Josh Taylor has a quick smile and relaxed demeanor, which make him very approachable. But more importantly, the senior’s easy-going personality enables him to stay calm when facing a room full of teenagers armed with free time and curiosity.
“They ask some crazy questions,” the Ludlow native said. “Sometimes they’re being silly, but mostly they really are wanting to learn.”
Taylor works at the Boys and Girls Club of Starkville leading a class of seventh through 12th graders in the organization’s after-school program. While he plans short lessons and shows educational videos, he said it’s the open discussion times—when questions arise about topics including sex, drugs and college life—that are the most illuminating for everyone.
“I really try to connect with the students because you never know what’s going on at home,” Taylor said. “And their questions really make me think.”
Although some questions are awkward, Taylor said he does his best to answer honestly and set a good example, which is all Jeffery Johnson, unit director for the club, asks of his student workers.
“Our student workers have to be role models for the kids,” Johnson explained. “The more the kids see how much you care for them, the more they will trust you. And the more they trust you, the more they are willing to accept your guidance and leadership.”
He explained that the goal of the Boys and Girls Club is to create a safe environment where area kids can grow.
“Whether it’s physical, emotional or mental safety, kids have to feel cared for when they walk through our doors,” Johnson said. “Kids are very perceptive and they can tell if someone doesn’t care for them.”

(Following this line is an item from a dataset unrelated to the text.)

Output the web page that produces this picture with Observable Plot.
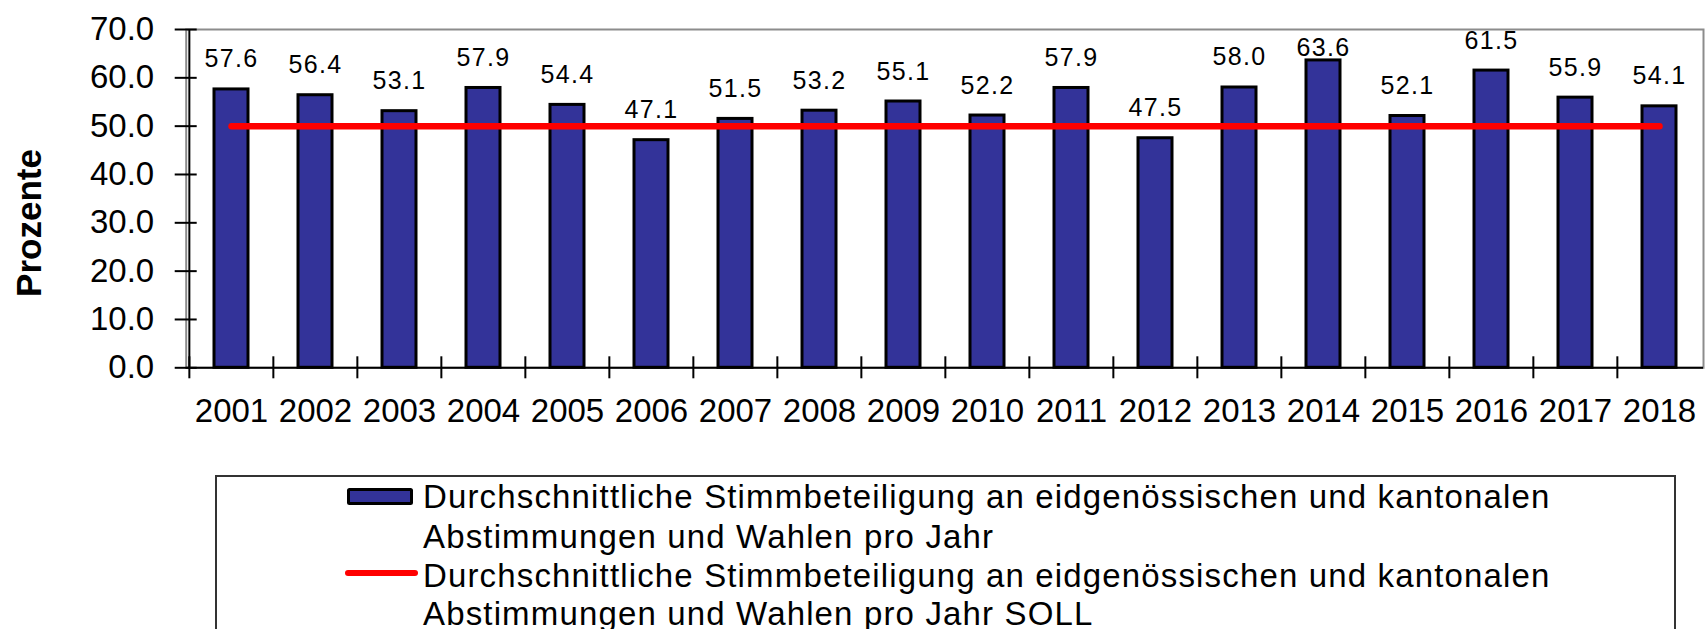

Johnson joined the Boys and Girls Club as a volunteer in 2013 working his way up to a part-time staff role before earning a spot on the Bulldog basketball team. He returned at the conclusion of hoops season and earned his current position following his graduation in May. Since then, he has worked with the university’s work-study program and used his campus connections to recruit student workers like Taylor.
Johnson said that being closer in age gives the college students more credibility with the teenagers, but it can be an eye-opening experience.
“A lot of people have younger siblings, but it’s different when you are faced with a class of middle or high school students who all have their individual personalities and difficulties,” Johnson explained. “You have to put everything you have that is wrong aside to focus on the child.”
Taylor said he sees his work at the Boys and Girls Club as training for the future. An interdisciplinary studies major, like Johnson, he plans to use his unique mixture of kinesiology, education and psychology classes to teach and coach at the high school level.
“I just really love kids and really feel that’s what I’m meant to do,” Taylor said. “I don’t want a job where I’ll make money and be miserable. I want to have fun and be happy.”